When we imagine a country’s reserves, it’s common to picture a secure vault filled with stacks of currency and gold. While this representation is widely promoted, and it’s true that foreign exchange and gold constitute crucial financial assets for nations during crises, they are not the only resources at their disposal. Alternatives include government or corporate bonds, stocks, real estate, and Special Drawing Rights (SDRs).

SDRs, however, receive scant attention in public discourse and are even less understood. To address these issues, this article aims to demystify what SDRs are and highlight their significance.

What are SDRs?

Special Drawing Rights are a reserve instrument created by the International Monetary Fund in 1969. According to the IMF, SDRs are:

The SDR is an international reserve asset created by the IMF to supplement the official reserves of member countries

SDR is not a currency. It is a potential claim on the freely usable currencies of IMF members. Thus, the SDR can provide liquidity to a country.

In simpler terms, the SDR is an asset whose value depends on a basket of five major currencies . Each included currency has its own share of the SDR value, depending on the currency’s importance internationally in foreign exchange payments and transactions. However, since their creation in 1969, the SDRs have been amended at each IMF decision, which is taken once every five years. In this way, the IMF wants to ensure that the value of the SDR reflects global economic developments.

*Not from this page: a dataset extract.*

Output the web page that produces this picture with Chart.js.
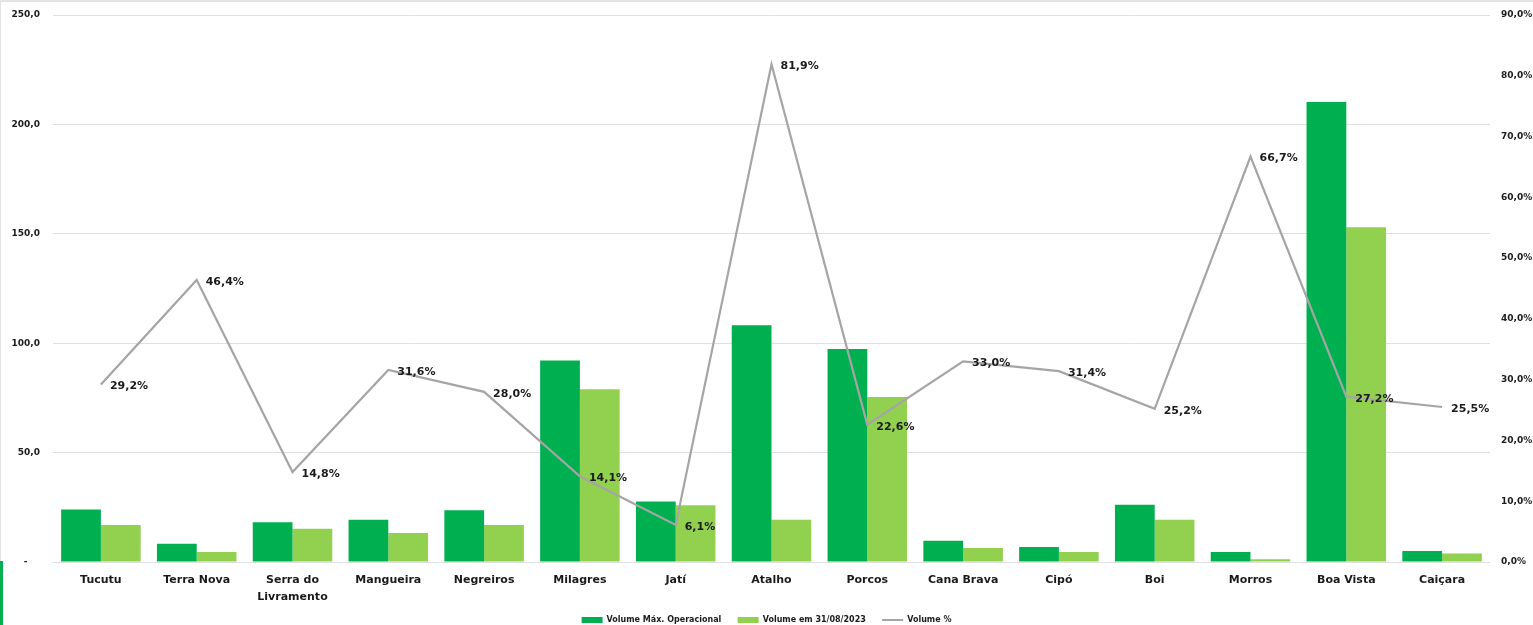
<!DOCTYPE html>
<html>
<head>
<meta charset="utf-8">
<script src="https://cdn.jsdelivr.net/npm/chart.js@4"></script>
<style>
  body { margin: 0; background: #fff; }
  #wrap { position: relative; width: 1533px; height: 625px; }
  #moldura { position: absolute; left: 0; top: 0; width: 1532px; height: 624px;
    border-top: 2px solid #e3e3e3; border-left: 1px solid #e3e3e3; pointer-events: none; }
  #faixa { position: absolute; left: 0; top: 561px; width: 3px; height: 64px; background: #00b050; }
</style>
</head>
<body>
<div id="wrap">
  <canvas id="myChart" width="1533" height="625"></canvas>
  <div id="moldura"></div>
  <div id="faixa"></div>
</div>
<script>
const acudes = ["Tucutu", "Terra Nova", ["Serra do", "Livramento"], "Mangueira", "Negreiros", "Milagres", "Jatí", "Atalho", "Porcos", "Cana Brava", "Cipó", "Boi", "Morros", "Boa Vista", "Caiçara"]
const volumeMax = [24.0, 8.3, 18.2, 19.3, 23.7, 92.1, 27.7, 108.2, 97.4, 9.7, 6.8, 26.2, 4.6, 210.2, 5.0]
const volumeAtual = [16.9, 4.6, 15.2, 13.2, 16.9, 78.9, 25.9, 19.3, 75.4, 6.4, 4.6, 19.3, 1.3, 153.0, 3.9]
const volumePct = [29.2, 46.4, 14.8, 31.6, 28.0, 14.1, 6.1, 81.9, 22.6, 33.0, 31.4, 25.2, 66.7, 27.2, 25.5]
const ticksEsq = [0, 50, 100, 150, 200, 250]
const ticksDir = [0, 10, 20, 30, 40, 50, 60, 70, 80, 90]

const fonte = "'DejaVu Sans'"
const corTexto = "#1a1a1a"

function virgula(v) {
    return v.toFixed(1).replace(".", ",")
}

// rotulos do % ao lado de cada ponto
const rotulosPct = {
    id: "rotulosPct",
    afterDatasetsDraw(chart) {
        const meta = chart.getDatasetMeta(2)
        const ctx = chart.ctx
        ctx.save()
        ctx.font = "bold 11px " + fonte
        ctx.fillStyle = corTexto
        ctx.textAlign = "left"
        ctx.textBaseline = "middle"
        meta.data.forEach((pt, i) => {
            ctx.fillText(virgula(volumePct[i]) + "%", pt.x + 9, pt.y + 2)
        })
        ctx.restore()
    }
}

const ctx = document.getElementById("myChart").getContext("2d")
window.myChart = new Chart(ctx, {
    type: "bar",
    data: {
        labels: acudes,
        datasets: [{
            label: "Volume Máx. Operacional",
            data: volumeMax,
            backgroundColor: "#00b050",
            borderWidth: 0,
            yAxisID: "y",
            order: 1
        }, {
            label: "Volume em 31/08/2023",
            data: volumeAtual,
            backgroundColor: "#92d050",
            borderWidth: 0,
            yAxisID: "y",
            order: 2
        }, {
            type: "line",
            label: "Volume %",
            data: volumePct,
            borderColor: "#a5a5a5",
            backgroundColor: "#a5a5a5",
            borderWidth: 2.2,
            pointRadius: 0,
            tension: 0,
            yAxisID: "y1",
            order: 0
        }]
    },
    options: {
        responsive: false,
        animation: false,
        layout: { padding: { top: 15, left: 0, right: 0, bottom: -9 } },
        datasets: { bar: { barPercentage: 1.0, categoryPercentage: 0.83 } },
        plugins: {
            tooltip: { enabled: false },
            legend: {
                position: "bottom",
                labels: {
                    usePointStyle: true,
                    pointStyleWidth: 21,
                    boxHeight: 6,
                    padding: 8,
                    color: corTexto,
                    font: { family: fonte, size: 8, weight: "bold" },
                    sort: (a, b) => a.datasetIndex - b.datasetIndex,
                    generateLabels(chart) {
                        const itens = Chart.defaults.plugins.legend.labels.generateLabels(chart)
                        itens.forEach(it => {
                            it.pointStyle = it.datasetIndex === 2 ? "line" : "rect"
                            if (it.datasetIndex === 2) it.lineWidth = 2
                            else it.text = it.text + "   "
                        })
                        return itens
                    }
                }
            }
        },
        scales: {
            x: {
                grid: { display: false },
                border: { display: false },
                ticks: {
                    color: corTexto,
                    font: { family: fonte, size: 11, weight: "bold", lineHeight: 1.6 },
                    padding: 1,
                    maxRotation: 0,
                    autoSkip: false
                },
                afterFit(scale) { scale.height = 46 }
            },
            y: {
                position: "left",
                min: 0,
                max: 250,
                afterBuildTicks(scale) { scale.ticks = ticksEsq.map(v => ({ value: v })) },
                grid: { color: "#e0e0e0", lineWidth: 1, drawTicks: false },
                border: { display: false },
                ticks: {
                    color: corTexto,
                    font: { family: fonte, size: 9, weight: "bold" },
                    padding: 13,
                    callback: v => v === 0 ? "-    " : virgula(v)
                },
                afterFit(scale) {
                    scale.width = 53
                    scale.paddingTop = 0
                    scale.paddingBottom = 0
                }
            },
            y1: {
                position: "right",
                min: 0,
                max: 90,
                afterBuildTicks(scale) { scale.ticks = ticksDir.map(v => ({ value: v })) },
                grid: { display: false, drawTicks: false },
                border: { display: false },
                ticks: {
                    color: corTexto,
                    font: { family: fonte, size: 9, weight: "bold" },
                    padding: 11,
                    callback: v => virgula(v) + "%"
                },
                afterFit(scale) {
                    scale.width = 43
                    scale.paddingTop = 0
                    scale.paddingBottom = 0
                }
            }
        }
    },
    plugins: [rotulosPct]
})
</script>
</body>
</html>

Initially, SDRs were entirely based on the US dollar, with a backing of gold at a rate of $35 per troy ounce. Yet, the launch of the SDR occurred alongside the United States’ diminishing capability to fulfil its obligations under the Bretton Woods Agreement, established in 1944.

The more difficult it was for the US to honour its gold payment for dollars held by countries such as France and Great Britain, the greater the need for an alternative to facilitate international transactions. The idea of ​​creating an asset represented by several currencies seemed an easy one, as it minimised the risk of fluctuations in currency exchange rates. At the same time, given the IMF’s global operations, the institution needed a fair measure for accounting for various transactions.

It’s crucial to understand that these rights are not currency issued by the IMF (despite having the symbol XDR, similar to USD, EUR, GBP, etc.). They cannot be directly used to purchase goods or services. Instead, they serve primarily as a form of financial guarantee.

How to Create and Use SDR?

The issuance of SDRs is an exclusive function of the IMF, facilitated through processes known as “General Allocations.” During each allocation, the IMF essentially generates financial instruments from thin air, which lack backing by any entity or asset. In other words, when an SDR is created, it does not involve physically depositing the equivalent of 1.32514 US dollars (the value of one SDR on February 12, 2024) into a vault.

Allocations of SDRs have taken place historically, especially during periods of crisis, driven by countries’ need for liquidity. The creation of SDRs out of thin air enables nations, whose currencies are included in the SDR’s valuation, to generate substantial amounts of money. This is because the funds generated are not limited to the issuing countries alone but also benefit those in dire need of financial resources.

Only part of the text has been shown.